The question then is whether according to the allegations of the complaint the work and services of the employees were substantiallky devoted to the task of unloading the equipment which had been shipped in interstate commerce or in preparing the same for shipment interstate. See Walling v. Jacksonville Paper Co., 317 U.S. 564, 572, 63 S. Ct. 332, 87 L. Ed. 460. The complaint does not specifically allege that the whole or a substantial part of their duties were thus devoted and the facts when developed either upon the trial of the case or by appropriate and permissible pleadings may show that the unloading of the equipment, or the preparation of the same for shipment was an insubstantial and incidental part of their duties and consequently bore no substantial relationship to the movement of the goods in commerce - in which event the Act is inapplicable to the appellants.

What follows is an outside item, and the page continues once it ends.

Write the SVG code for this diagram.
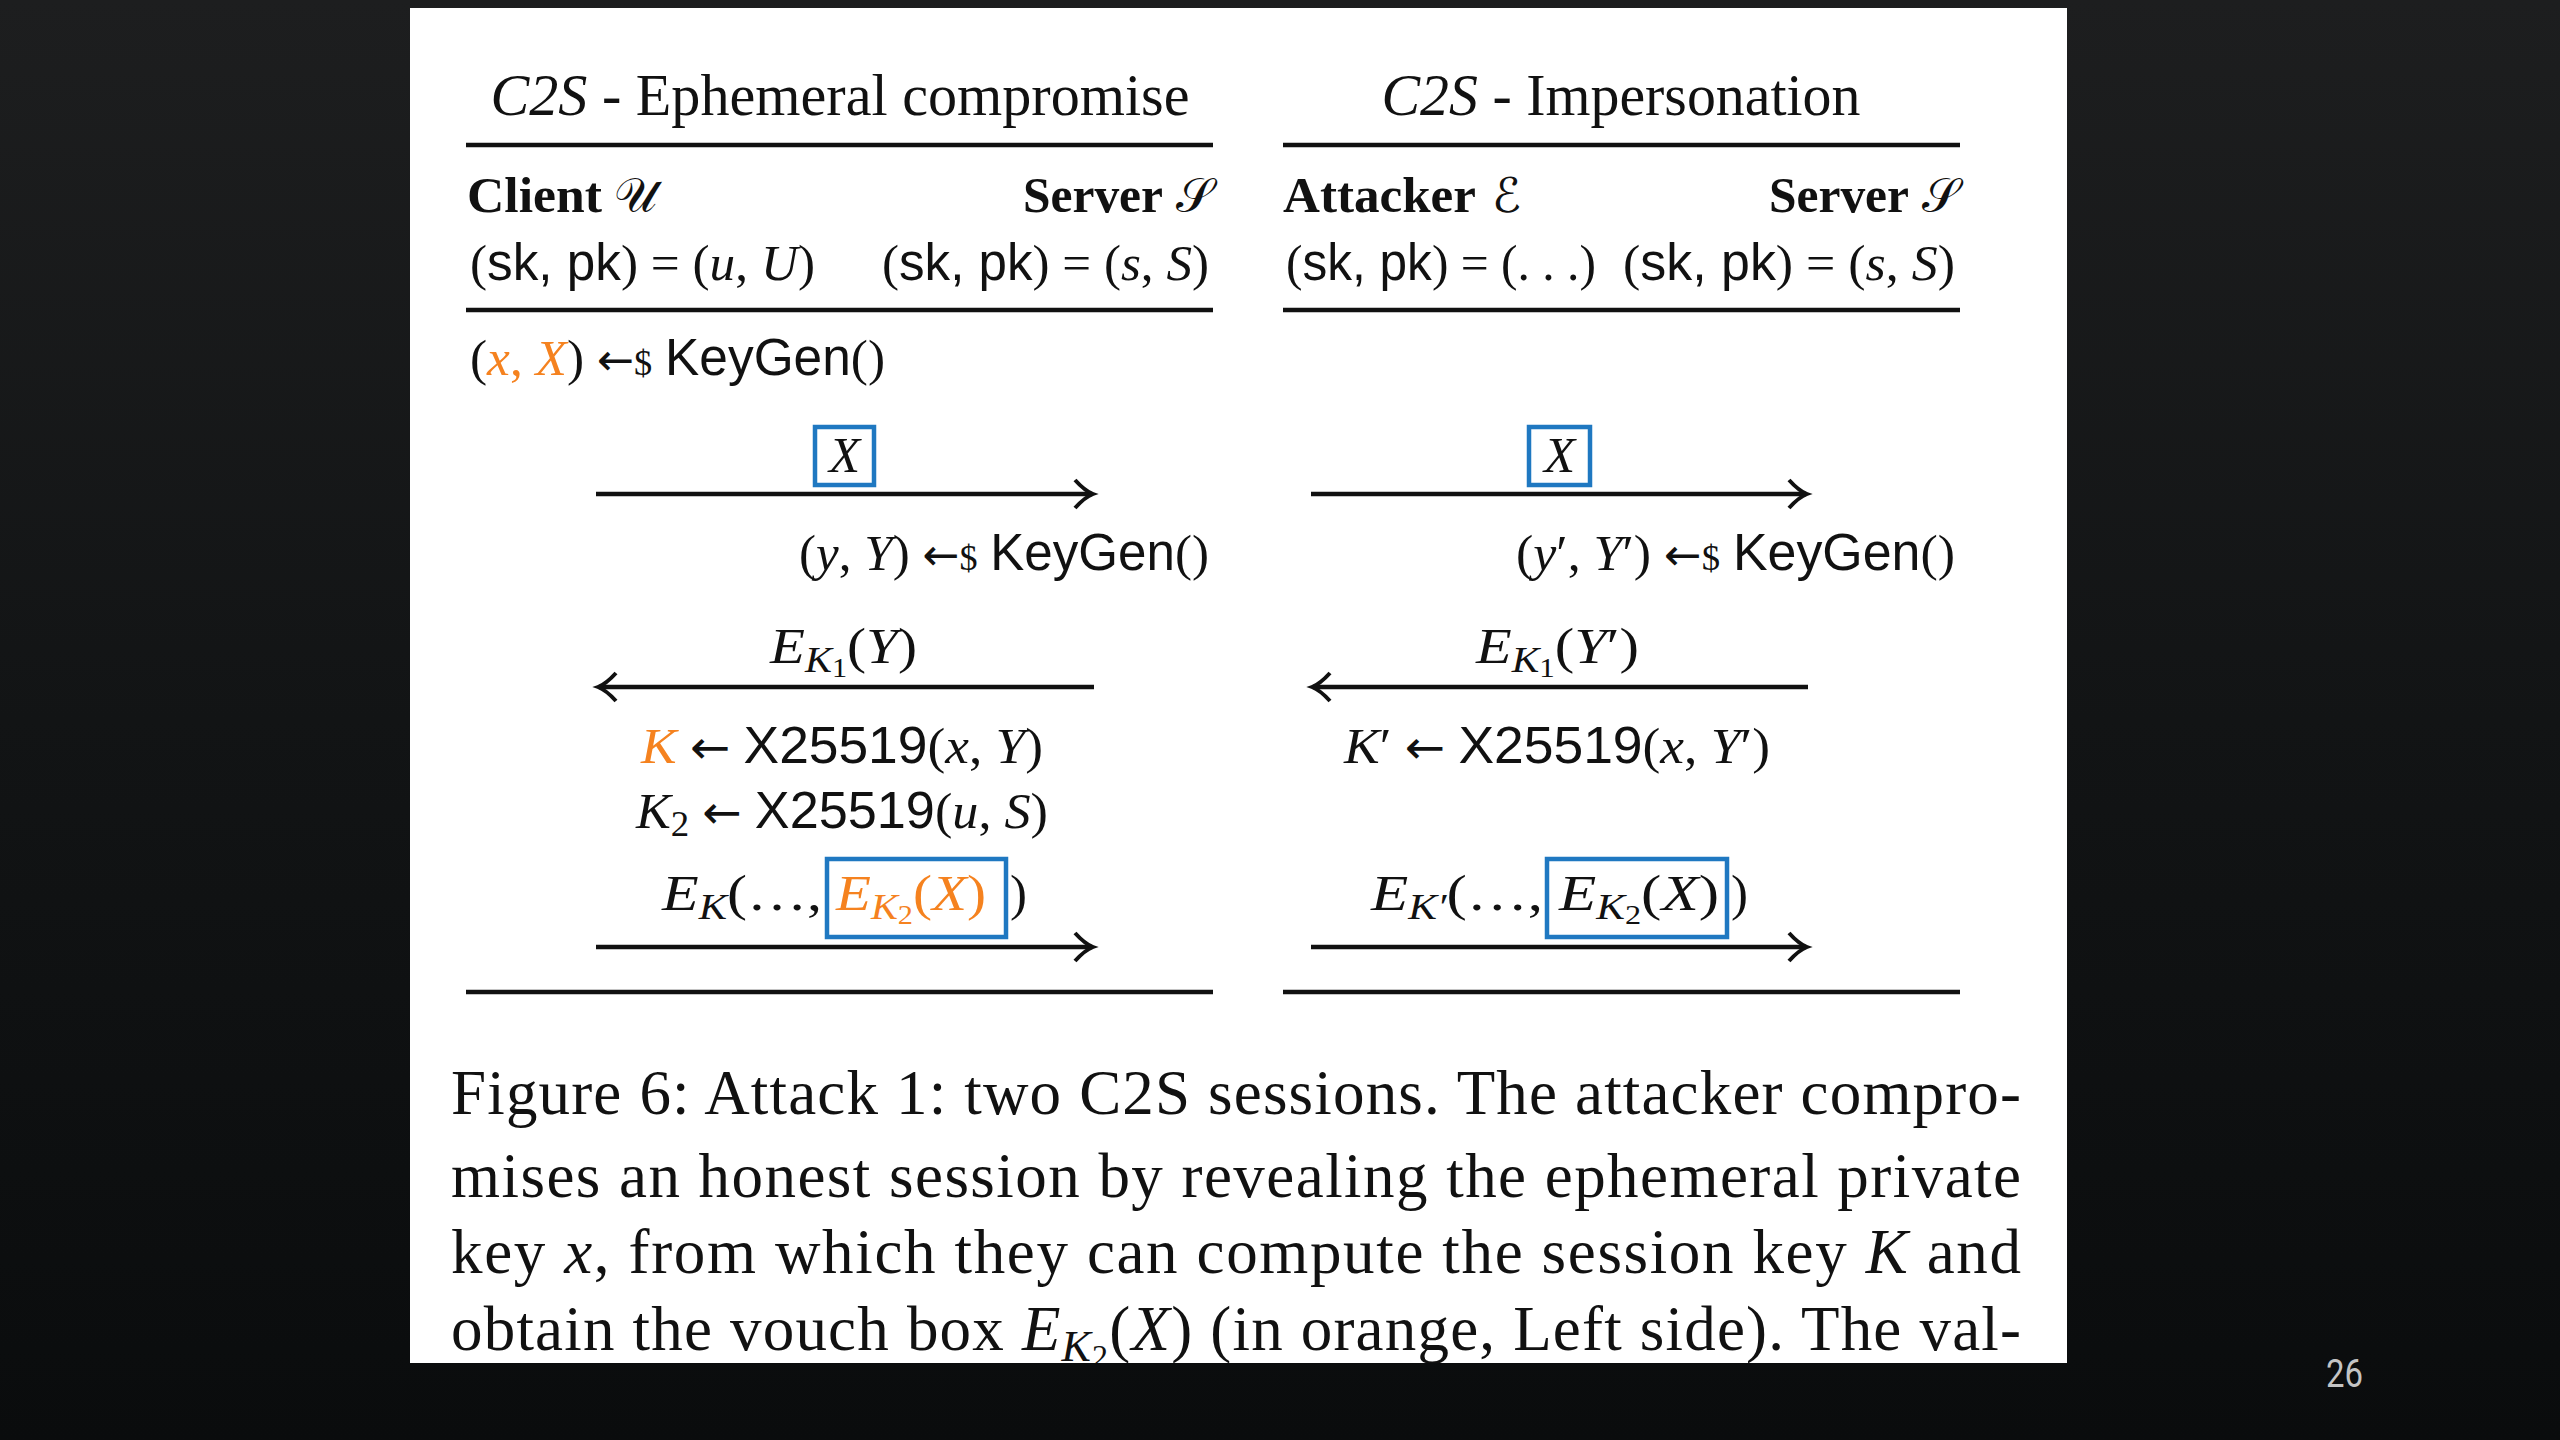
<svg xmlns="http://www.w3.org/2000/svg" width="2560" height="1440" viewBox="0 0 2560 1440">
<defs>
<style>
.sr{font-family:"Liberation Serif","Times New Roman",serif;fill:#111}
.it{font-style:italic}
.sf{font-family:"Liberation Sans","DejaVu Sans",sans-serif;font-style:normal}
.ar{font-family:"DejaVu Sans",sans-serif;font-style:normal;font-weight:normal}
.bd{font-weight:bold}
.or{fill:#f5821f}
.cal{font-family:"DejaVu Sans","Noto Sans",sans-serif;font-weight:normal;font-style:normal;font-size:48px;fill:#111}
.t{font-size:59px}
.b{font-size:51px}
.s1{font-size:36px}
.s2{font-size:27px}
.cap{font-size:63px}
.rule{stroke:#111;stroke-width:4.5}
.arrow{stroke:#111;stroke-width:4.5;fill:none;marker-end:url(#tip)}
.vbox{fill:none;stroke:#1f78c1;stroke-width:4.5}
</style>
<marker id="tip" markerUnits="userSpaceOnUse" viewBox="-22 -16 26 32" refX="0" refY="0" markerWidth="26" markerHeight="32" orient="auto" overflow="visible">
<path d="M-17,-14 Q-7,-3 1,0 Q-7,3 -17,14" fill="none" stroke="#111" stroke-width="4"/>
</marker>
<linearGradient id="bg" x1="0" y1="0" x2="0" y2="1">
<stop offset="0" stop-color="#1d1e1f"/>
<stop offset="0.5" stop-color="#121415"/>
<stop offset="1" stop-color="#0a0c0d"/>
</linearGradient>
<clipPath id="pc"><rect x="410" y="8" width="1657" height="1355"/></clipPath>
</defs>
<rect width="2560" height="1440" fill="url(#bg)"/>
<rect x="410" y="8" width="1657" height="1355" fill="#fff"/>

<g id="page-number"><text x="2326" y="1387" font-family="Roboto,sans-serif" font-size="38" fill="#c4c4c4" textLength="37" lengthAdjust="spacingAndGlyphs">26</text></g>

<g id="left-protocol">
<g id="left-title"><text class="sr t" x="840" y="115" text-anchor="middle" textLength="699" lengthAdjust="spacingAndGlyphs"><tspan class="it">C2S</tspan> - Ephemeral compromise</text></g>
<g id="left-rules">
<line class="rule" x1="466" y1="145" x2="1213" y2="145"/>
<line class="rule" x1="466" y1="310" x2="1213" y2="310" stroke="#333"/>
<line class="rule" x1="466" y1="992" x2="1213" y2="992"/>
</g>
<g id="client-u"><text class="sr b bd" x="467" y="212" textLength="135" lengthAdjust="spacingAndGlyphs">Client</text><text class="cal" x="614" y="212">𝒰</text>
<text class="sr b" x="470" y="280" textLength="345" lengthAdjust="spacingAndGlyphs">(<tspan class="sf">sk, pk</tspan>) = (<tspan class="it">u</tspan>, <tspan class="it">U</tspan>)</text></g>
<g id="server-s-left"><text class="sr b bd" x="1163" y="212" text-anchor="end" textLength="140" lengthAdjust="spacingAndGlyphs">Server</text><text class="cal" x="1176" y="212">𝒮</text>
<text class="sr b" x="1209" y="280" text-anchor="end" textLength="327" lengthAdjust="spacingAndGlyphs">(<tspan class="sf">sk, pk</tspan>) = (<tspan class="it">s</tspan>, <tspan class="it">S</tspan>)</text></g>
<g id="left-keygen-x"><text class="sr b" x="470" y="375" textLength="415" lengthAdjust="spacingAndGlyphs">(<tspan class="it or">x</tspan><tspan class="or">, </tspan><tspan class="it or">X</tspan>) <tspan class="ar" font-size="44">←</tspan><tspan class="s1">$</tspan> <tspan class="sf">KeyGen</tspan>()</text></g>
<g id="left-msg1"><rect class="vbox" x="815" y="427" width="59" height="58"/><text class="sr b it" x="844.5" y="472" text-anchor="middle">X</text></g>
<g id="left-keygen-y"><text class="sr b" x="1209" y="570" text-anchor="end" textLength="410" lengthAdjust="spacingAndGlyphs">(<tspan class="it">y</tspan>, <tspan class="it">Y</tspan>) <tspan class="ar" font-size="44">←</tspan><tspan class="s1">$</tspan> <tspan class="sf">KeyGen</tspan>()</text></g>
<g id="left-msg2"><text class="sr b" x="770" y="663" textLength="147" lengthAdjust="spacingAndGlyphs"><tspan class="it">E</tspan><tspan class="it s1" dy="9">K</tspan><tspan class="s2" dy="5">1</tspan><tspan dy="-14">(</tspan><tspan class="it">Y</tspan>)</text></g>
<g id="left-k"><text class="sr b" x="641" y="763" textLength="402" lengthAdjust="spacingAndGlyphs"><tspan class="it or">K</tspan> <tspan class="ar" font-size="46">←</tspan> <tspan class="sf">X25519</tspan>(<tspan class="it">x</tspan>, <tspan class="it">Y</tspan>)</text></g>
<g id="left-k2"><text class="sr b" x="636" y="828" textLength="412" lengthAdjust="spacingAndGlyphs"><tspan class="it">K</tspan><tspan class="s1" dy="8">2</tspan><tspan dy="-8"> </tspan><tspan class="ar" font-size="46">←</tspan> <tspan class="sf">X25519</tspan>(<tspan class="it">u</tspan>, <tspan class="it">S</tspan>)</text></g>
<g id="left-msg3">
<text class="sr b" x="662" y="910" textLength="160" lengthAdjust="spacingAndGlyphs"><tspan class="it">E</tspan><tspan class="it s1" dy="9">K</tspan><tspan dy="-9">(…,</tspan></text>
<rect class="vbox" x="827" y="859" width="179" height="78"/>
<text class="sr b or" x="836" y="910" textLength="150" lengthAdjust="spacingAndGlyphs"><tspan class="it">E</tspan><tspan class="it s1" dy="9">K</tspan><tspan class="s2" dy="5">2</tspan><tspan dy="-14">(</tspan><tspan class="it">X</tspan>)</text>
<text class="sr b" x="1010" y="910">)</text>
</g>
</g>

<g id="right-protocol">
<g id="right-title"><text class="sr t" x="1621" y="115" text-anchor="middle" textLength="479" lengthAdjust="spacingAndGlyphs"><tspan class="it">C2S</tspan> - Impersonation</text></g>
<g id="right-rules">
<line class="rule" x1="1283" y1="145" x2="1960" y2="145"/>
<line class="rule" x1="1283" y1="310" x2="1960" y2="310" stroke="#333"/>
<line class="rule" x1="1283" y1="992" x2="1960" y2="992"/>
</g>
<g id="attacker-e"><text class="sr b bd" x="1283" y="212" textLength="193" lengthAdjust="spacingAndGlyphs">Attacker</text><text class="cal" x="1492" y="212">ℰ</text>
<text class="sr b" x="1286" y="280" textLength="310" lengthAdjust="spacingAndGlyphs">(<tspan class="sf">sk, pk</tspan>) = (. . .)</text></g>
<g id="server-s-right"><text class="sr b bd" x="1909" y="212" text-anchor="end" textLength="140" lengthAdjust="spacingAndGlyphs">Server</text><text class="cal" x="1922" y="212">𝒮</text>
<text class="sr b" x="1955" y="280" text-anchor="end" textLength="332" lengthAdjust="spacingAndGlyphs">(<tspan class="sf">sk, pk</tspan>) = (<tspan class="it">s</tspan>, <tspan class="it">S</tspan>)</text></g>
<g id="right-msg1"><rect class="vbox" x="1529" y="427" width="61" height="58"/><text class="sr b it" x="1559.5" y="472" text-anchor="middle">X</text></g>
<g id="right-keygen-y"><text class="sr b" x="1955" y="570" text-anchor="end" textLength="439" lengthAdjust="spacingAndGlyphs">(<tspan class="it">y</tspan>′, <tspan class="it">Y</tspan>′) <tspan class="ar" font-size="44">←</tspan><tspan class="s1">$</tspan> <tspan class="sf">KeyGen</tspan>()</text></g>
<g id="right-msg2"><text class="sr b" x="1476" y="663" textLength="163" lengthAdjust="spacingAndGlyphs"><tspan class="it">E</tspan><tspan class="it s1" dy="9">K</tspan><tspan class="s2" dy="5">1</tspan><tspan dy="-14">(</tspan><tspan class="it">Y</tspan>′)</text></g>
<g id="right-k"><text class="sr b" x="1344" y="763" textLength="426" lengthAdjust="spacingAndGlyphs"><tspan class="it">K</tspan>′ <tspan class="ar" font-size="46">←</tspan> <tspan class="sf">X25519</tspan>(<tspan class="it">x</tspan>, <tspan class="it">Y</tspan>′)</text></g>
<g id="right-msg3">
<text class="sr b" x="1371" y="910" textLength="172" lengthAdjust="spacingAndGlyphs"><tspan class="it">E</tspan><tspan class="it s1" dy="9">K′</tspan><tspan dy="-9">(…,</tspan></text>
<rect class="vbox" x="1547" y="859" width="180" height="78"/>
<text class="sr b" x="1559" y="910" textLength="160" lengthAdjust="spacingAndGlyphs"><tspan class="it">E</tspan><tspan class="it s1" dy="9">K</tspan><tspan class="s2" dy="5">2</tspan><tspan dy="-14">(</tspan><tspan class="it">X</tspan>)</text>
<text class="sr b" x="1731" y="910">)</text>
</g>
</g>

<g id="connectors">
<line class="arrow" x1="596" y1="494" x2="1092" y2="494"/>
<line class="arrow" x1="1094" y1="687" x2="599" y2="687"/>
<line class="arrow" x1="596" y1="947" x2="1092" y2="947"/>
<line class="arrow" x1="1311" y1="494" x2="1806" y2="494"/>
<line class="arrow" x1="1808" y1="687" x2="1313" y2="687"/>
<line class="arrow" x1="1311" y1="947" x2="1806" y2="947"/>
</g>

<g id="caption" clip-path="url(#pc)">
<text class="sr cap" x="451" y="1114" textLength="1570" lengthAdjust="spacing">Figure 6: Attack 1: two C2S sessions. The attacker compro-</text>
<text class="sr cap" x="451" y="1197" textLength="1570" lengthAdjust="spacing">mises an honest session by revealing the ephemeral private</text>
<text class="sr cap" x="451" y="1273" textLength="1570" lengthAdjust="spacing">key <tspan class="it">x</tspan>, from which they can compute the session key <tspan class="it">K</tspan> and</text>
<text class="sr cap" x="451" y="1350" textLength="1570" lengthAdjust="spacing">obtain the vouch box <tspan class="it">E</tspan><tspan class="it" font-size="44" dy="11">K</tspan><tspan font-size="32" dy="6">2</tspan><tspan dy="-17">(</tspan><tspan class="it">X</tspan>) (in orange, Left side). The val-</text>
</g>
</svg>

But we cannot assume these narrow facts without violence to the liberal construction of pleadings which we must accord the complaint, rather we should resolve the uncertainties in favor of the cause of the pleader and permit him to prove the claim he has stated. Garbutt v. Blanding Mines Co., 10 Cir., 141 F.2d 679.
There is nothing in the Fair Labor Standards Act which indicates an intent or purpose to exempt from its coverage employees whose activities relate to the movement in interstate commerce of personally owned goods of an employer or goods moving interstate for the convenience of the United States Government. The Act creates no such exemptions and we cannot. See Walling v. Haile Gold Mines, 4 Cir., 136 F.2d 102; Walling v. Patton-Tulley Transportation Co., 6 Cir., 134 F.2d 945, 949.
We hold that the complaint states facts upon which relief can be granted and the case is reversed accordingly.